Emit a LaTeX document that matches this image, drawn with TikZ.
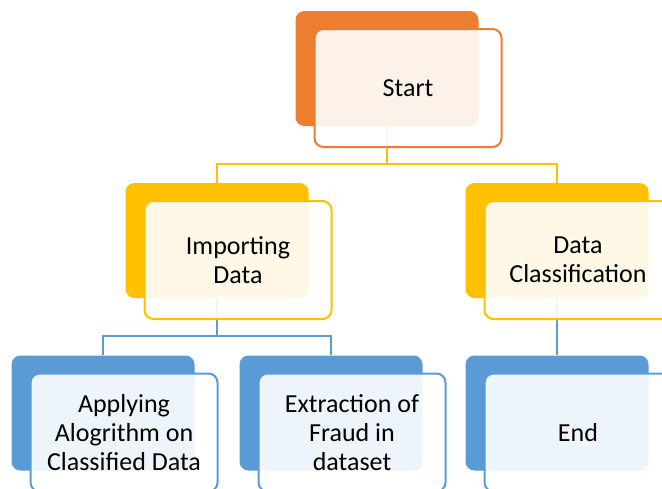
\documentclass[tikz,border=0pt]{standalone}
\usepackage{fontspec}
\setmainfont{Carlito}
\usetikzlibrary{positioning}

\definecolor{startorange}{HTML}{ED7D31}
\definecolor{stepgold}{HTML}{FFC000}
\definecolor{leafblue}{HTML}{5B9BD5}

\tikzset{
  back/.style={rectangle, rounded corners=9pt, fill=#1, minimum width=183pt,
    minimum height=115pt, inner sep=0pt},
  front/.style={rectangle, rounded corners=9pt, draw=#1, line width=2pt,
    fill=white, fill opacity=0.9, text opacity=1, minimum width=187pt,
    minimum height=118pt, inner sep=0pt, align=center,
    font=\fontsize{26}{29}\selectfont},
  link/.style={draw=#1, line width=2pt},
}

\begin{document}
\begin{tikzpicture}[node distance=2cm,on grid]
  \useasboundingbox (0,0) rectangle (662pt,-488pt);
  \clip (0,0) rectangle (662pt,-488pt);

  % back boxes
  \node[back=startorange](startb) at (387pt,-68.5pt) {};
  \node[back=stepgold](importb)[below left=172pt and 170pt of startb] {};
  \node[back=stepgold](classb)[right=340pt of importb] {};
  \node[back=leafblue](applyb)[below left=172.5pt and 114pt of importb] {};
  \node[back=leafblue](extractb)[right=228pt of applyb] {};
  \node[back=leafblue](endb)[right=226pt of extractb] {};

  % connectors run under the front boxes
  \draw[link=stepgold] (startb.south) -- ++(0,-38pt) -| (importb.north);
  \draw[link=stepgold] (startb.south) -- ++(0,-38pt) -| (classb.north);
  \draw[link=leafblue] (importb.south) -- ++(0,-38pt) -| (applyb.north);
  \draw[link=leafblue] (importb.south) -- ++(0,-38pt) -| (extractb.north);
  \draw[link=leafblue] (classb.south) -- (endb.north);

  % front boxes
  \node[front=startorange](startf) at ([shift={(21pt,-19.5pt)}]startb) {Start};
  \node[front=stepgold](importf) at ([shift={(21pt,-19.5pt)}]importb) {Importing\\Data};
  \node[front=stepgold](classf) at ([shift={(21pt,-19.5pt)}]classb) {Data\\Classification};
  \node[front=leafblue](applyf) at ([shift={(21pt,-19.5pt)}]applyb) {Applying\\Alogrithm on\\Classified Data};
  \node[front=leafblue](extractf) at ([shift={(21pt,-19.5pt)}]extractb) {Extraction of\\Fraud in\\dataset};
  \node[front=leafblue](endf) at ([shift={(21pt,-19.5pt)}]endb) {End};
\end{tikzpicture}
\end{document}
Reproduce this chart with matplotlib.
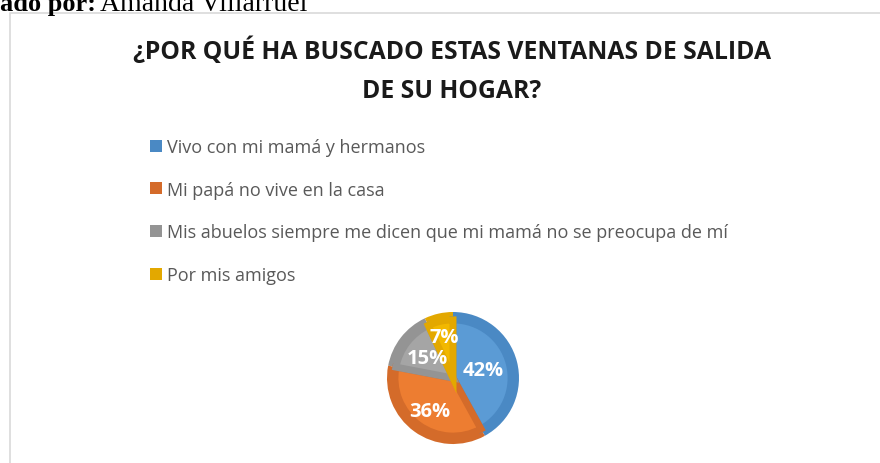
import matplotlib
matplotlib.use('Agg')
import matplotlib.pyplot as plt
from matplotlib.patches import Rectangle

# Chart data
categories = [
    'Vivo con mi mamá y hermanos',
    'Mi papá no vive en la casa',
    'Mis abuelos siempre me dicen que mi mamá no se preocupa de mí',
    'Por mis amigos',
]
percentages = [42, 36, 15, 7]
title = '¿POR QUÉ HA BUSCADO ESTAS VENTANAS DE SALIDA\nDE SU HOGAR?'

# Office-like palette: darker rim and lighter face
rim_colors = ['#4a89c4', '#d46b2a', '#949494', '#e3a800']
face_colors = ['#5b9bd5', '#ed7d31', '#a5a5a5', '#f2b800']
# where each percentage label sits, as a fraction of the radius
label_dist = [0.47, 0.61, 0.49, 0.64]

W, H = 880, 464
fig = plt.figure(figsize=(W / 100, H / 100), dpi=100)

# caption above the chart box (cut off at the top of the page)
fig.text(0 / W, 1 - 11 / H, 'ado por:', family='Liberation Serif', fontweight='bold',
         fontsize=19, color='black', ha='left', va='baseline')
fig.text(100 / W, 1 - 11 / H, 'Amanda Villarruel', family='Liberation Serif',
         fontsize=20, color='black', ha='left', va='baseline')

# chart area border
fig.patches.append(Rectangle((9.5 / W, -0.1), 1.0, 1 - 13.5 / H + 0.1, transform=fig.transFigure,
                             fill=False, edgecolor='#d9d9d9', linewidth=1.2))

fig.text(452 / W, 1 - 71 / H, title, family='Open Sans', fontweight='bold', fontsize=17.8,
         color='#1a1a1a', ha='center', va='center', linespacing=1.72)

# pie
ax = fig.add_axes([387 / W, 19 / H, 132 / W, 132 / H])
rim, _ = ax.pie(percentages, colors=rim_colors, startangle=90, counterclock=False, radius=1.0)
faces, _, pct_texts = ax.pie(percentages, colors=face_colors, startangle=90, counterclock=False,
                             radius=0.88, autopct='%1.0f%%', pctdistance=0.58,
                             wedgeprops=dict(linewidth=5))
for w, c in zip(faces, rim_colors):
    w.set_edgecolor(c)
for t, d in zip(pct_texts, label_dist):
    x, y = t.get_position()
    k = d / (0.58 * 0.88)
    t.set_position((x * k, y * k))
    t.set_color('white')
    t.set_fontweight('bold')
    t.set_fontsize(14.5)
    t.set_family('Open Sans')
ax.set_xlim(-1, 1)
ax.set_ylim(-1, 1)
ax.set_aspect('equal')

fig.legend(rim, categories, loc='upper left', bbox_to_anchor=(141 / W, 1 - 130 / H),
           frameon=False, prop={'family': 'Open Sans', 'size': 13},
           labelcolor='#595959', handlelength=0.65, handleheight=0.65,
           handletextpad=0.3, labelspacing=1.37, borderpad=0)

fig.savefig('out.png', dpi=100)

* * * *

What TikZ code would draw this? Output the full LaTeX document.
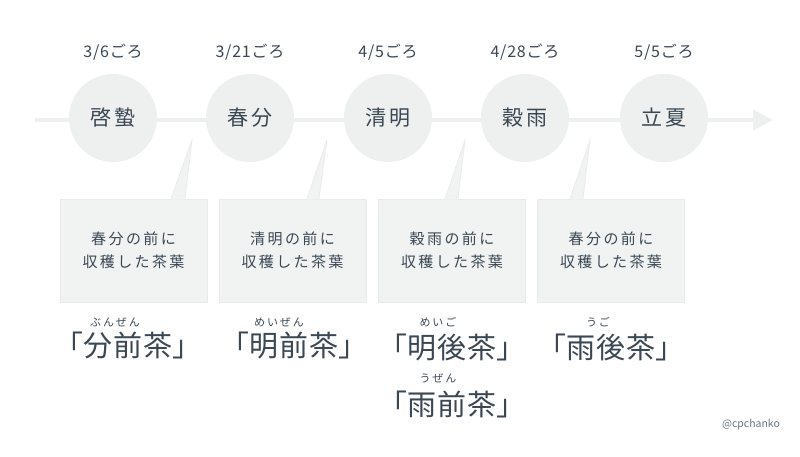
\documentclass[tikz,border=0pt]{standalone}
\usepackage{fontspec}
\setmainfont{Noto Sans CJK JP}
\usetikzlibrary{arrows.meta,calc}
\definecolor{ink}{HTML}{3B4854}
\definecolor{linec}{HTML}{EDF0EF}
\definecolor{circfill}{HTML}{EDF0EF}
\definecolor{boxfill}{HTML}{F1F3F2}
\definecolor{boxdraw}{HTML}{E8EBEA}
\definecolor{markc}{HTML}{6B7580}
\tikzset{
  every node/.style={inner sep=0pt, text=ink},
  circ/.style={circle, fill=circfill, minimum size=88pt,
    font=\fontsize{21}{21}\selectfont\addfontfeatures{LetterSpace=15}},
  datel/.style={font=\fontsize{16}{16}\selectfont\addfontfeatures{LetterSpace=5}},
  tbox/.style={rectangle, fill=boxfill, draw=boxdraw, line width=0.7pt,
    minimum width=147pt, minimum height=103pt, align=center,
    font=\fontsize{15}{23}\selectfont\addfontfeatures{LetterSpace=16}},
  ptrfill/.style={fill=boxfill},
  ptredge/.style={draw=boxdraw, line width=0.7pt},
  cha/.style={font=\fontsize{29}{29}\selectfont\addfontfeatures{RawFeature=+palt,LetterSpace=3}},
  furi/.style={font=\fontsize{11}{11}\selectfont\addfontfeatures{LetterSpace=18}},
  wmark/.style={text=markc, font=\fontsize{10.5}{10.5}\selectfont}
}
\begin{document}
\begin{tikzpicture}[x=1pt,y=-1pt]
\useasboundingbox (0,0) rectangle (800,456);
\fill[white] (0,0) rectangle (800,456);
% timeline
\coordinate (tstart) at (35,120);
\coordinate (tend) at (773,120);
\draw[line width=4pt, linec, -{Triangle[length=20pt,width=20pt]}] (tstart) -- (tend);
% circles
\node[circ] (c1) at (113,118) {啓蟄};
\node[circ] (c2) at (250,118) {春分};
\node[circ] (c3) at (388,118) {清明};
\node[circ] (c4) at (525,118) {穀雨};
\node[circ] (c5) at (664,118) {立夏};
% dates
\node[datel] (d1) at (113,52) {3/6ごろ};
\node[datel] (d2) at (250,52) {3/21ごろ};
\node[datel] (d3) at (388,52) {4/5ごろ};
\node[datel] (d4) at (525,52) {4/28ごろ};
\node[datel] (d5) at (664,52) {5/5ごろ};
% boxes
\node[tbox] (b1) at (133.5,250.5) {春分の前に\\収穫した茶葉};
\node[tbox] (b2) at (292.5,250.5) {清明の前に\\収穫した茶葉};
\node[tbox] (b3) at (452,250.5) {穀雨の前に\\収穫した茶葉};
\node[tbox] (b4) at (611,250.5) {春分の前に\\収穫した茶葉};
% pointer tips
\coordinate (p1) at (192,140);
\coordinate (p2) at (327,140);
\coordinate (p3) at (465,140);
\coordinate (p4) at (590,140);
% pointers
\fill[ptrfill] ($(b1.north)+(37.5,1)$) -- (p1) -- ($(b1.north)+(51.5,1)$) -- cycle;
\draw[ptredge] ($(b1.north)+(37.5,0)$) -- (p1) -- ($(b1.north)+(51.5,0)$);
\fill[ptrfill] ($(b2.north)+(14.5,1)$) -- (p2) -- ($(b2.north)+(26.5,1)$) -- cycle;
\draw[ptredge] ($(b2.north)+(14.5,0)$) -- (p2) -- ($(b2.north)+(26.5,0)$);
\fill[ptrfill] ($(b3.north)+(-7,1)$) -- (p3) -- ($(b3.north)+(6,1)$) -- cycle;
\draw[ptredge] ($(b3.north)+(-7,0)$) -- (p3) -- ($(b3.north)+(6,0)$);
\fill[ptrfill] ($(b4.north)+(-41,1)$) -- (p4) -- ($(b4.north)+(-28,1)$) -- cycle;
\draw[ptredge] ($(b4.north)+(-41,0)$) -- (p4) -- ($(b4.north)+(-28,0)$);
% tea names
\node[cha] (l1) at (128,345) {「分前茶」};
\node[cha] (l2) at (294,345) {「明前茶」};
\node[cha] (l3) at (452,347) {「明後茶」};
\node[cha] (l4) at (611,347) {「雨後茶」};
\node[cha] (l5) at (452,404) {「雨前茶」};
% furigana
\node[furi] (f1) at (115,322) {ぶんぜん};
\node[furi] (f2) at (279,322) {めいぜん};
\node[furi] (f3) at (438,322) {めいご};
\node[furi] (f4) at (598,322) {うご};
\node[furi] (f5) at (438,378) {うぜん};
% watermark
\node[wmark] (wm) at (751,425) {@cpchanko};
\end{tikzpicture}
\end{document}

* * * *

- WHAT THE TASK REQUIRES -
Scan the material and collect every line that contains "matplotlib".

- RESULT BELOW -
Reproduce this chart with matplotlib.
import matplotlib
matplotlib.use('Agg')
import matplotlib.pyplot as plt
from matplotlib.patches import Rectangle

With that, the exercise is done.